Linear classifier for Natural Language document classification. Matches publisher data to company database records for Publisher Analytics reporting.
- Key algorithm in product with revenue ~100k per year.
- Worked with product manager to solicit efficient creation of labeled data set.
- Trained logistic regression model in Python to predict match between publisher and company records; accuracy 99%.
- Wrote and tested basic REST endpoint to provide on-demand predictions.
- Outcome: $100k annual revenue enabled.
Linear ensemble of unsupervised natural language extraction models. Helps journal editors manage workflow by quickly assessing fit between manuscript and publications.
- Delivered Java implementations of LexRank and TextRank for key sentence extraction.
- Trained Logistic Regression model in Scala using Apache Spark and Stanford Core NLP to classify candidate sentences.
- Created ensemble model and incorporated user feedback data to improve predictions over time.
- Outcome: helps retain best-in-class status of workflow support tool.
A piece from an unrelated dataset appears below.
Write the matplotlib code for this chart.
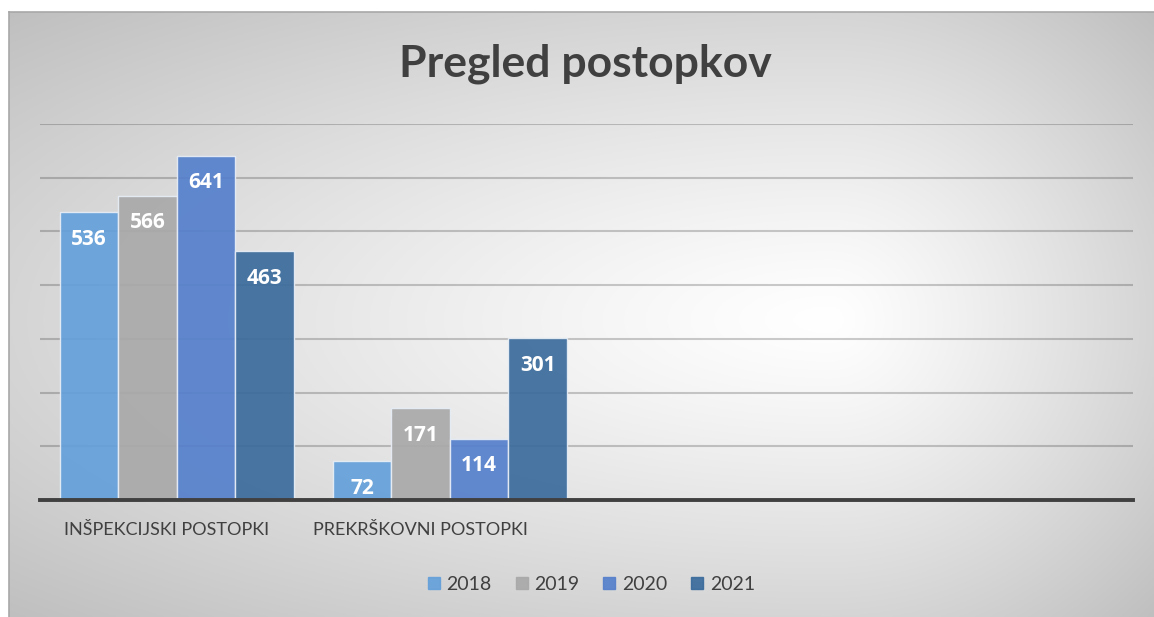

Gradient Boosted Tree / Deep Learning ensemble for combined metadata / NLP regression. Helps journals identify important research, and researchers project their future impact.
- Delivered POC report showing 15% improvement in MAE over baseline.
- Extracted ~15 million scientific journal articles; performed extensive feature engineering to find predictors.
- Modeled metadata features using a Gradient Boosted Tree model; modeled text content using deep learning; ensemble model used for best prediction.
- Impact: TBD; further product development on hold due to product team priorities.
Deep Learning Natural Language token classification. Predict match between an academic text and a potential keyword.
- Extracted data set from ~28mil published academic journal articles.
- Trained deep learning model to predict match between text and potential keyword with AUC 0.96.
- To be used as part of an ensemble for subtopic discovery.
Given a new manuscript submission to an academic journal, what is the probability of the manuscript proceeding to Peer Review?
- Produced POC deep learning model based on output of a single, large publisher with AUC 0.82 and Area Under P/R Curve 0.87.
- Used Spark, Tensorflow, and Keras.
- On hold due to product team priorities.
A technique for using document labels to transform word-vector space such that documents with matching labels are close together.
- Wrote Python package to implement Supervised Word Mover's Distance.
- Useful for measuring document distance when a particular dimension is of interest.
- Available for use throughout company.
- Impact: accelerate experimentation of document similarity models across several products.